Reproduce the section of the listing that begins at the line containing "Clone this chart in matplotlib." and finishes at the line containing "width=1.2, pad=13, labelsize=12)". Include both end lines and nothing beyond them.

(SUPPLIED INFORMATION)
## Begin

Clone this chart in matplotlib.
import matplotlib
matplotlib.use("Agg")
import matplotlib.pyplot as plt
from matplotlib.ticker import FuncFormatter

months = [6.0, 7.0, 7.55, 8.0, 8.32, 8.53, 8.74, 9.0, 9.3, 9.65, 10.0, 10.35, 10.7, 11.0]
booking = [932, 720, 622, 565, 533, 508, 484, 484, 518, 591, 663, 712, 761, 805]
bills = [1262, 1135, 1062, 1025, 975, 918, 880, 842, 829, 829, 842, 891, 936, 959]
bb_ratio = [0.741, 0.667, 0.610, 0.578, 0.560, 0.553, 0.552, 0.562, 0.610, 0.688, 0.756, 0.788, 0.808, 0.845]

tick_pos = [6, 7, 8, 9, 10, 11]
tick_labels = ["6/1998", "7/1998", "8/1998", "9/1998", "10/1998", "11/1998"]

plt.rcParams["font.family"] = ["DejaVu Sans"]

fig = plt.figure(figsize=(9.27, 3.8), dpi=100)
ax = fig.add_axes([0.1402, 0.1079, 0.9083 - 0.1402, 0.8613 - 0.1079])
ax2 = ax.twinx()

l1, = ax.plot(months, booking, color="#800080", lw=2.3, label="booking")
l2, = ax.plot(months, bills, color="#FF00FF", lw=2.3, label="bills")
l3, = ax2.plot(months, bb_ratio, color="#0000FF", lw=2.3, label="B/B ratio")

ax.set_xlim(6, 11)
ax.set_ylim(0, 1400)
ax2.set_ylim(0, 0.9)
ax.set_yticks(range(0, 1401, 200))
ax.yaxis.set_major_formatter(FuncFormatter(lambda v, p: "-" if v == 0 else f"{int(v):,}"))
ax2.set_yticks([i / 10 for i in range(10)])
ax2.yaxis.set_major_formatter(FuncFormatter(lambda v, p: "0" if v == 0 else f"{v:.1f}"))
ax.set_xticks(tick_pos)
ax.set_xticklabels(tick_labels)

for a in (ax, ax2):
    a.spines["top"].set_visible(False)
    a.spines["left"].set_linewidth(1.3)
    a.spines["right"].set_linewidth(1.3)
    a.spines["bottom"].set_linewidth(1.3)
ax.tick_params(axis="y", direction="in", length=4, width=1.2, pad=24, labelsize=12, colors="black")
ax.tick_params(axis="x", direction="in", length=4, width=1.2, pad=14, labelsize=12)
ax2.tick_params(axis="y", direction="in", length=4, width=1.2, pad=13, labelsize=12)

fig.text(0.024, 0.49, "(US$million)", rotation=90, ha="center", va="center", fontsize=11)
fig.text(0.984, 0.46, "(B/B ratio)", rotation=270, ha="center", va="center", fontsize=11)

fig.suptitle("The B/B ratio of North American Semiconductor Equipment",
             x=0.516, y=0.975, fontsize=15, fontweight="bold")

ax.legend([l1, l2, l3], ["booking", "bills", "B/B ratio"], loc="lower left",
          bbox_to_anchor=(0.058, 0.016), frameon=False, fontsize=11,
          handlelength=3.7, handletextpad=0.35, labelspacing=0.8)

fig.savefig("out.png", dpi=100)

## End
## Begin

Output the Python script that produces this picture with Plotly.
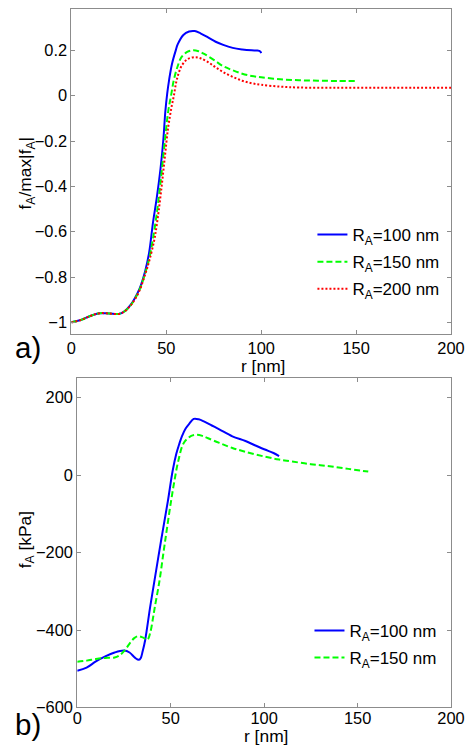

## End

(SOLUTION TO THE EXERCISE)
Clone this chart in matplotlib.
import matplotlib
matplotlib.use("Agg")
import matplotlib.pyplot as plt
from matplotlib.ticker import FuncFormatter

months = [6.0, 7.0, 7.55, 8.0, 8.32, 8.53, 8.74, 9.0, 9.3, 9.65, 10.0, 10.35, 10.7, 11.0]
booking = [932, 720, 622, 565, 533, 508, 484, 484, 518, 591, 663, 712, 761, 805]
bills = [1262, 1135, 1062, 1025, 975, 918, 880, 842, 829, 829, 842, 891, 936, 959]
bb_ratio = [0.741, 0.667, 0.610, 0.578, 0.560, 0.553, 0.552, 0.562, 0.610, 0.688, 0.756, 0.788, 0.808, 0.845]

tick_pos = [6, 7, 8, 9, 10, 11]
tick_labels = ["6/1998", "7/1998", "8/1998", "9/1998", "10/1998", "11/1998"]

plt.rcParams["font.family"] = ["DejaVu Sans"]

fig = plt.figure(figsize=(9.27, 3.8), dpi=100)
ax = fig.add_axes([0.1402, 0.1079, 0.9083 - 0.1402, 0.8613 - 0.1079])
ax2 = ax.twinx()

l1, = ax.plot(months, booking, color="#800080", lw=2.3, label="booking")
l2, = ax.plot(months, bills, color="#FF00FF", lw=2.3, label="bills")
l3, = ax2.plot(months, bb_ratio, color="#0000FF", lw=2.3, label="B/B ratio")

ax.set_xlim(6, 11)
ax.set_ylim(0, 1400)
ax2.set_ylim(0, 0.9)
ax.set_yticks(range(0, 1401, 200))
ax.yaxis.set_major_formatter(FuncFormatter(lambda v, p: "-" if v == 0 else f"{int(v):,}"))
ax2.set_yticks([i / 10 for i in range(10)])
ax2.yaxis.set_major_formatter(FuncFormatter(lambda v, p: "0" if v == 0 else f"{v:.1f}"))
ax.set_xticks(tick_pos)
ax.set_xticklabels(tick_labels)

for a in (ax, ax2):
    a.spines["top"].set_visible(False)
    a.spines["left"].set_linewidth(1.3)
    a.spines["right"].set_linewidth(1.3)
    a.spines["bottom"].set_linewidth(1.3)
ax.tick_params(axis="y", direction="in", length=4, width=1.2, pad=24, labelsize=12, colors="black")
ax.tick_params(axis="x", direction="in", length=4, width=1.2, pad=14, labelsize=12)
ax2.tick_params(axis="y", direction="in", length=4, width=1.2, pad=13, labelsize=12)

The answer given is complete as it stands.